GoogleCloudPlatform/gsutil

gsutil regex - behaviour change (v5.17)

b-becker-k opened this issue · 6 comments

Hi,
We use gsutil with the -x argument and a regex to upload code to a gcloud storage bucket. This was working fine all the way to 5.16, and broke with the 5.17 release.

The full command, note regex after -x argument:
gsutil -m -q rsync -c -dr -x '(?!src/|tests/|remote_debug|project_root_folder_marker.txt$)|(src/project/node_modules/)|(.*__pycache__.*)|(.*pyc$)|(.*gstmp$)' /home/circleci/project gs://<bucket>/

In the past this would have uploaded these example files

remote_debug/
tests/
project_root_folder_marker.txt
src/project/test.py

but left out these

src/project/node_modules/test.json
src/project/__pycache__/test.py

It currently only uploads remote_debug and project_root_folder_marker.txt

I guess this is likely to be linked to the regex fix applied to 5.17

I'm actually struggling to understand why this ever worked in the first place. The regex you provided here would tend to match a lot of different sub strings (i.e. exclude a lot of sources from rsync), and the negative lookahead should never have really prevented that from happening because it's nullified by the other or clauses.

To make this a bit more simplistic:

(?!a|b|c)|(bc)

This would match the bc in abc even though the negative lookahead would seem to exclude not only the a prefix but the bc as well, because it's part of an or clause and not part of the main group. You would need the negative lookahead to be included in one of the other or groups to have the desired effect here. Maybe something more like:

(src/project/node_modules/)|(?!src/|tests/|remote_debug|project_root_folder_marker.txt$)(.*__pycache__.*)|(.*pyc$)|(.*gstmp$)

The one big difference between the current code and what was there previously is that now the -x regex will match directories first so that there isn't unnecessary iteration into directories that would have all their files excluded later on anyway. I suspect that might have been something your regex was exploiting, but I think what you're showing here was a bug that was inadvertently fixed rather than a bug that was inadvertently introduced.
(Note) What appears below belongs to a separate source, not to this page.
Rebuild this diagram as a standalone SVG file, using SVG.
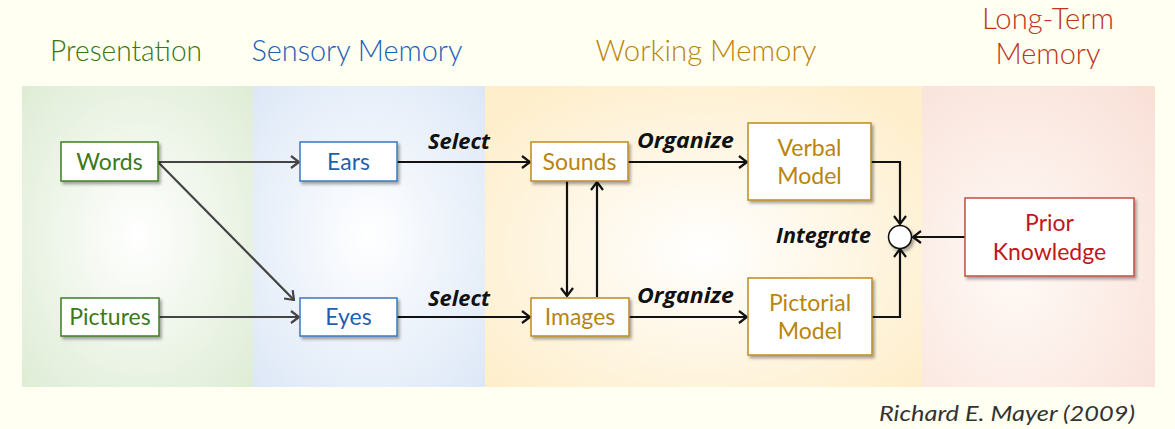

I guess we will have to rewrite that regex to avoid that behaviour then, thanks for taking the time to look at the issue.

The change introduced in 5.17 is effectively a breaking change for anyone using -x with negative lookahead, as that flow presupposes you're "including" from a list of objects to be excluded, only now that list of objects is shorter because entire directories are being skipped rather than processing being completed object-by-object. I'm moving the new behavior into a new flag (because it is technically faster) and bringing back the old behavior to the -x flag. See #1642

That would be great for our use case until we get around to making it work with the new flag, thanks.

gh2k commented

breaking change

Yeah, fwiw this broke our CI and caused us to ship a build without javascript assets on our CDN. (Lesson learned: Don't use gcr.io/cloud-builders/-related tools in production workflows without pinning the version in couldbuild.yml) :-)

Thanks for the fix.

Very sorry for that! We usually take great pains not to introduce breaking changes like this. We've added additional test coverage to ensure these behaviors are well-documented and don't cause regression for people in the future.